A lot of people in the early 90’s, when I was buying magazines in high school, everything was crazy and twisted and chrome. When you look at the work there’s nothing about it that screams any bit of tradition at all. It was completely new and exciting for everyone so everybody was getting work like that because there was so much frosting on it. But now nobody gets that stuff because nobody likes it. And it didn’t last because it didn’t have that foundation that traditional American and traditional Japanese have.

I think that’s the duty of every tattooer, to understand what came before and know that you need to step forward and build upon that. It’s such an important recipe to know you have to study your past masters, know the contemporary artists and then you have to look at nature. It’s like the perfect recipe to understand nature, and understand history, and contemporary tattooing.

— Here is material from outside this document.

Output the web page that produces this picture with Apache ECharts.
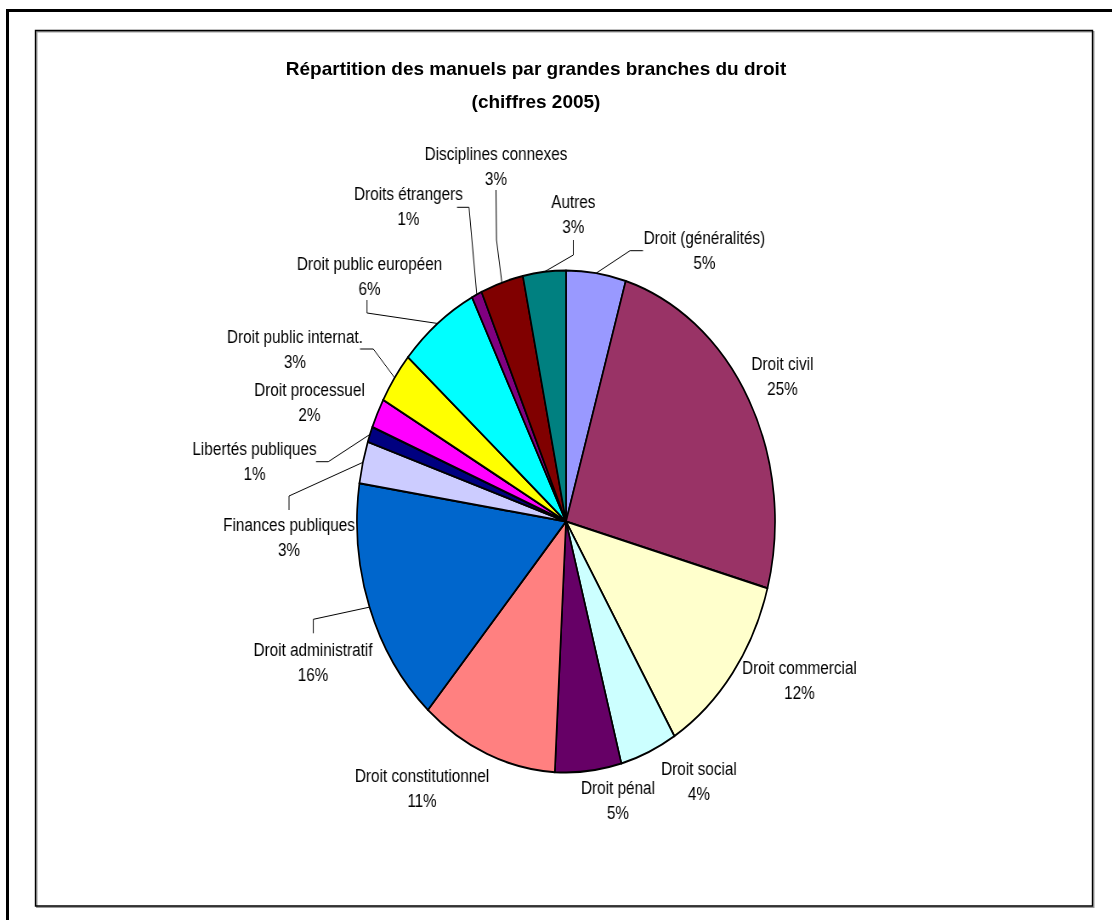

I think it’s working for you. Your name always seems to pop up when other tattooers get asked whose work they admire.

That’s nice to hear!

Well, there’s a short interview with Valerie Vargas I was thinking of.

Oh she’s awesome, that’s so nice. Her work is so nice. It makes me feel like, “Oh, how has she heard of me?” Maybe ‘cause I work with Mike? (Laughs.) I’ve seen her work around and she’s really awesome. Since I don’t travel that much, I mean, I’ve been here and there, I went to Japan, I went to Italy. But overall I just stay here and when I travel, I don’t travel for tattooing.

Does it feel like you’re doing something right?

It does. Because when you get respect from your peers it’s the ultimate compliment. I think it’s really important that your peers respect what you’re doing. I’ve seen her work and I guess she’s seen mine and it’s important. I remember some of her specific tattoos and it obviously had an affect on me. It’s like a little dialogue going on there, and I’ve never met her and she’s never met me but it’s almost like you know someone a little bit when you look at their work. Your work’s out there and it speaks for itself. I look at her work and I know she’s creative and her work has an excitement to it and it has the history. It has that foundation that’s so important. It’s really flattering to hear someone like that say something.

What’s the biggest thing you’ve been able to take away from tattooing?

Wow. That’s a good one. I feel like I learn off of other people. I sit back and watch and listen a lot. I don’t try to give my opinion, necessarily. Knowing your place and sitting back. When I was learning how to tattoo and getting tattooed by guys, I wasn’t sitting there and asking a lot of questions like, “What kind of ink are you using, what kind of needle do you use?” I would sit back and watch them work and I feel like I came leaps and bounds by getting tattooed. And I still do. Seeing the way another person works. I wasn’t necessarily given that advice because I’ve always been that guy. I’ve always kind of been in the back of class, listening.

I remember when I was younger and we’d be snowboarding and I’d want to go last because I’d want to see what everyone was doing and then I could hit the jump and try whichever one I liked the best. I feel like I’m a super observer.

So basically back to that phrase, “Two ears, one mouth.”

Two ears, one mouth. That’s important.